I finally learned for myself. And I discovered straight men. Hallelujah. And I learned to have the reality check conversation with myself when I started dating someone that wasn't "gay man" enough. Memo to all Princesses everywhere: it is time to put down the Queen's train and wave your magic wand on your own behalf. Spend at least as much time with straight men as with your gay friends. Learn to appreciate and celebrate straight men for all the incredible things that they are and give. (That rant to come at a later time...)
A gay man will decorate your body head to toe like none other but will never love it like a straight man will. A gay man will love your soul with all his heart but will never let it live there.
Go ahead and love your gay friends all you want. March for their rights and support them in being all the wonderful things that they are. But, don't forget yourself. Don't forget that you deserve to be loved too - that you have a life to live too. Trust me, nothing is better than coming home from a night out at the gay clubs and crawling into bed with your very own cowboy.
Just make sure he has never spent time on Brokeback Mountain.
5 comments:
Great post, Emily. I pray someone out there in that situation sees it tonight.
Your mom's book "Goodbye, I Love You" was the wake-up call for me ... more than 20 years ago. Now I look at my husband and my two beautiful teenagers and break out in a cold sweat when I think they wouldn't be here with me if I hadn't picked up that book.
Thank your mom for me, will you?
Emily, thank you. So perfect, so true. I've been suffering with how perfect my love for my (almost)-ex is, and it is returned, but how it doesn't work.
I know but keep rationalizing how it could work ... I could just dangle. I have been just dangling. He too.
To read this today, reminds me how much of what I need to do, and how I need to do it. And how hard it will all be / is.
And of course, now I'm sitting in my office crying.
Thanks Emily again. and again, and again. I know that Dooce has a lot of readers and that she's a hero of yours but those readers need to check you out. And I don't mean from head to toe, slowly gawking from neck to tummy, but check out your blog. Keep it up. Its way better reading you than Dooce. I'm just sayin.
This is Anonymous #1, speaking to Anonymous #2:
I know it's hard, so hard. I've been through the rationalizing and dangling too. But believe me, it's WORTH IT.

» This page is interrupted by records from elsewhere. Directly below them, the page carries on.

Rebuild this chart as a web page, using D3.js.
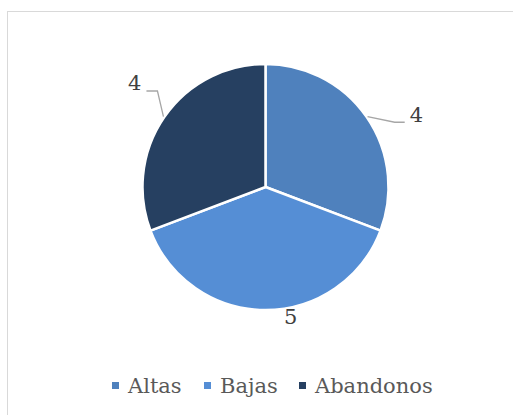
<!DOCTYPE html>
<html>
<head>
<meta charset="utf-8">
<script src="https://cdn.jsdelivr.net/npm/d3@7"></script>
<style>
  body { margin: 0; background: #fff; }
  svg { display: block; }
</style>
</head>
<body>
<div id="chart"></div>
<script>
// values
var categories = ["Altas", "Bajas", "Abandonos"];
var values = [4, 5, 4];
var colors = ["#4f81bd", "#558ed5", "#264061"];

var width = 513, height = 415;
var cx = 265.5, cy = 187, radius = 123;
var font = "'DejaVu Serif', 'Liberation Serif', serif";

var svg = d3.select("#chart").append("svg")
  .attr("width", width)
  .attr("height", height);

// chart frame
svg.append("rect")
  .attr("x", 7.5).attr("y", 11.5)
  .attr("width", 520).attr("height", 420)
  .attr("fill", "#fff")
  .attr("stroke", "#d9d9d9")
  .attr("stroke-width", 1);

var data = categories.map(function (c, i) {
  return { name: c, value: values[i], color: colors[i] };
});

var pie = d3.pie().sort(null).value(function (d) { return d.value; });
var arcs = pie(data);

var arc = d3.arc().innerRadius(0).outerRadius(radius);

var g = svg.append("g").attr("transform", "translate(" + cx + "," + cy + ")");

g.selectAll("path.slice")
  .data(arcs)
  .enter()
  .append("path")
  .attr("class", "slice")
  .attr("d", arc)
  .attr("fill", function (d) { return d.data.color; })
  .attr("stroke", "#fff")
  .attr("stroke-width", 2.5)
  .attr("stroke-linejoin", "round");

// polar helper, angle measured clockwise from 12 o'clock
function polar(a, r) {
  return [Math.sin(a) * r, -Math.cos(a) * r];
}

// label placement (best-fit style): angular nudge, elbow radius, leader?
var labelLayout = [
  { nudge: 8, r: 1.175, leader: true },
  { nudge: -11, r: 1.07, leader: false },
  { nudge: 7, r: 1.175, leader: true }
];

arcs.forEach(function (d, i) {
  var mid = (d.startAngle + d.endAngle) / 2;
  var lay = labelLayout[i];
  var a = mid + lay.nudge * Math.PI / 180;
  var elbow = polar(a, radius * lay.r);
  var right = Math.sin(a) > 0;
  if (lay.leader) {
    var start = polar(mid, radius + 1);
    var end = [elbow[0] + (right ? 10 : -11), elbow[1]];
    g.append("polyline")
      .attr("points", [start, elbow, end].map(function (p) { return p.join(","); }).join(" "))
      .attr("fill", "none")
      .attr("stroke", "#a6a6a6")
      .attr("stroke-width", 1.3);
    g.append("text")
      .attr("x", end[0] + (right ? 5 : -5))
      .attr("y", end[1] - 8)
      .attr("dy", "0.35em")
      .attr("text-anchor", right ? "start" : "end")
      .attr("font-family", font)
      .attr("font-size", 21)
      .attr("fill", "#404040")
      .text(d.data.value);
  } else {
    g.append("text")
      .attr("x", elbow[0])
      .attr("y", elbow[1])
      .attr("dy", "0.35em")
      .attr("text-anchor", "middle")
      .attr("font-family", font)
      .attr("font-size", 21)
      .attr("fill", "#404040")
      .text(d.data.value);
  }
});

// legend
var legendX = d3.scaleOrdinal().domain(categories).range([112, 204, 299]);
var legend = svg.append("g").attr("class", "legend");
var items = legend.selectAll("g")
  .data(data)
  .enter()
  .append("g")
  .attr("transform", function (d) { return "translate(" + legendX(d.name) + ",382)"; });

items.append("rect")
  .attr("width", 7).attr("height", 7)
  .attr("fill", function (d) { return d.color; });

items.append("text")
  .attr("x", 16)
  .attr("y", 11)
  .attr("font-family", font)
  .attr("font-size", 21)
  .attr("fill", "#595959")
  .text(function (d) { return d.name; });
</script>
</body>
</html>
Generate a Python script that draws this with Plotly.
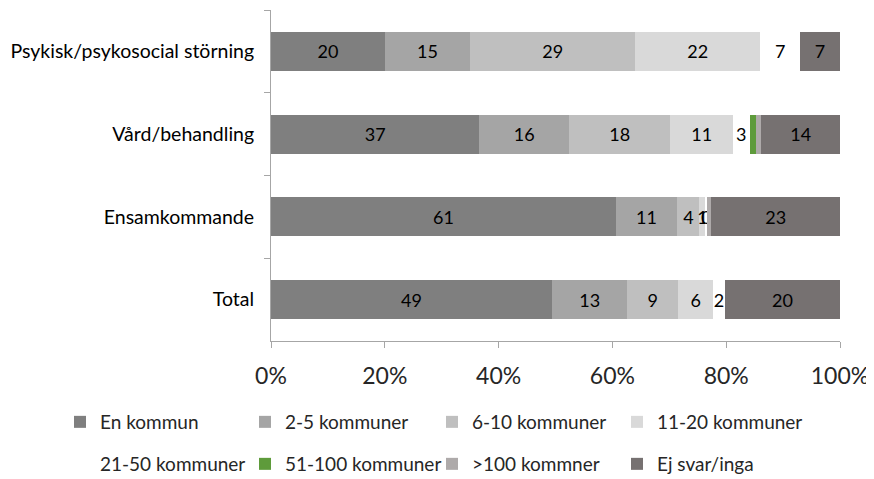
import plotly.graph_objects as go

categories = ["Psykisk/psykosocial störning", "Vård/behandling", "Ensamkommande", "Total"]

series_names = ["En kommun", "2-5 kommuner", "6-10 kommuner", "11-20 kommuner",
                "21-50 kommuner", "51-100 kommuner", ">100 kommner", "Ej svar/inga"]

en_kommun = [20.0, 36.6, 60.6, 49.4]
k2_5 = [15.0, 15.8, 10.8, 13.2]
k6_10 = [29.0, 17.8, 3.9, 9.0]
k11_20 = [22.0, 11.0, 1.1, 6.1]
k21_50 = [7.0, 2.9, 0.3, 2.1]
k51_100 = [0.0, 1.1, 0.0, 0.0]
k100 = [0.0, 1.0, 0.7, 0.0]
ej_svar = [7.0, 13.8, 22.6, 20.2]

x_ticks = [0, 20, 40, 60, 80, 100]
x_tick_labels = ["0%", "20%", "40%", "60%", "80%", "100%"]

values = [en_kommun, k2_5, k6_10, k11_20, k21_50, k51_100, k100, ej_svar]
colors = ["#7f7f7f", "#a5a5a5", "#bfbfbf", "#d9d9d9", "#ffffff", "#5e9b3b", "#aeaaaa", "#767171"]
show_labels = [True, True, True, True, True, False, False, True]

FONT = "Lato"
# page renders the figure with an 8px body offset
OFF = 8
W, H = 874 - OFF, 479 - OFF

# legend text start positions (absolute px) and row centres
leg_text_x = [101, 286, 473, 658, 101, 286, 473, 658]
leg_row_y = [422, 422, 422, 422, 464, 464, 464, 464]

fig = go.Figure()
for i, (name, vals, col, lab) in enumerate(zip(series_names, values, colors, show_labels)):
    fig.add_trace(go.Bar(
        y=categories, x=vals, name=name, orientation="h",
        marker=dict(color=col, line=dict(width=0)),
        text=[str(round(v)) for v in vals] if lab else None,
        textposition="inside" if lab else "none",
        insidetextanchor="middle",
        textangle=0,
        textfont=dict(family=FONT, size=18, color="#000000"),
        hoverinfo="skip",
        showlegend=True,
        legend="legend" if i == 0 else f"legend{i+1}",
    ))

axis_col = "#a6a6a6"
layout = dict(
    barmode="stack",
    bargap=0.53,
    showlegend=True,
    width=W, height=H,
    margin=dict(l=271 - OFF, r=874 - 840, t=10 - OFF, b=479 - 341),
    paper_bgcolor="white", plot_bgcolor="white",
    font=dict(family=FONT, color="#262626"),
    uniformtext=dict(mode="show", minsize=18),
    xaxis=dict(range=[0, 100], tickvals=x_ticks, ticktext=x_tick_labels,
               showgrid=False, zeroline=False, showline=True, linecolor=axis_col,
               linewidth=1, ticks="outside", ticklen=6, tickcolor=axis_col,
               ticklabelstandoff=8, automargin=False,
               tickfont=dict(family=FONT, size=23, color="#262626"), fixedrange=True),
    yaxis=dict(categoryorder="array", categoryarray=categories, autorange="reversed",
               showgrid=False, zeroline=False, showline=True, linecolor=axis_col,
               linewidth=1, ticks="outside", ticklen=6, tickcolor=axis_col,
               tickson="boundaries", ticklabelstandoff=12, automargin=False,
               tickfont=dict(family=FONT, size=19.5, color="#000000"), fixedrange=True),
)
for i in range(8):
    key = "legend" if i == 0 else f"legend{i+1}"
    layout[key] = dict(
        orientation="h", xref="container", yref="container",
        x=(leg_text_x[i] - OFF - 41) / W, y=1 - (leg_row_y[i] - OFF) / H,
        xanchor="left", yanchor="middle",
        font=dict(family=FONT, size=19, color="#262626"),
        bgcolor="rgba(0,0,0,0)", borderwidth=0,
        itemclick=False, itemdoubleclick=False, visible=True,
    )
fig.update_layout(**layout)

fig.write_html("out.html")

Emily has said it all way better than I could -- you might want to print that post out and read it whenever you feel tempted to go back. But I can tell you this.
Once you take your courage in your hands and open your heart to a straight man who cares for you, life will change beyond imagining. Emily is right, he will probably not be as witty, as discerning, as artistic as the one you're hurting over now. But there are so many other traits worth appreciating. Straight man traits.
It's been 20+ years for me. I love my husband and the life we have built with our children. After all this time, I am still friends with my (almost)-ex, as you call yours, and keep in touch regularly. But if you can believe it, he actually BORES me a good bit of the time! I would never have thought that possible years ago! But there is so much more to my life now than when I depended on him.
I wish you luck, and I wish you love.
In high school, many years ago...a gay boy was my best friend, yes, I was in love with him. At the time, in the 1970', I had no idea what "gay" was with my Penticostal self. Now he is just as wonderful and I love him just the same...but I did discover the "straight" man, and I married him and it has been 20 years of happiness...but I have 40 years with my "gay" man.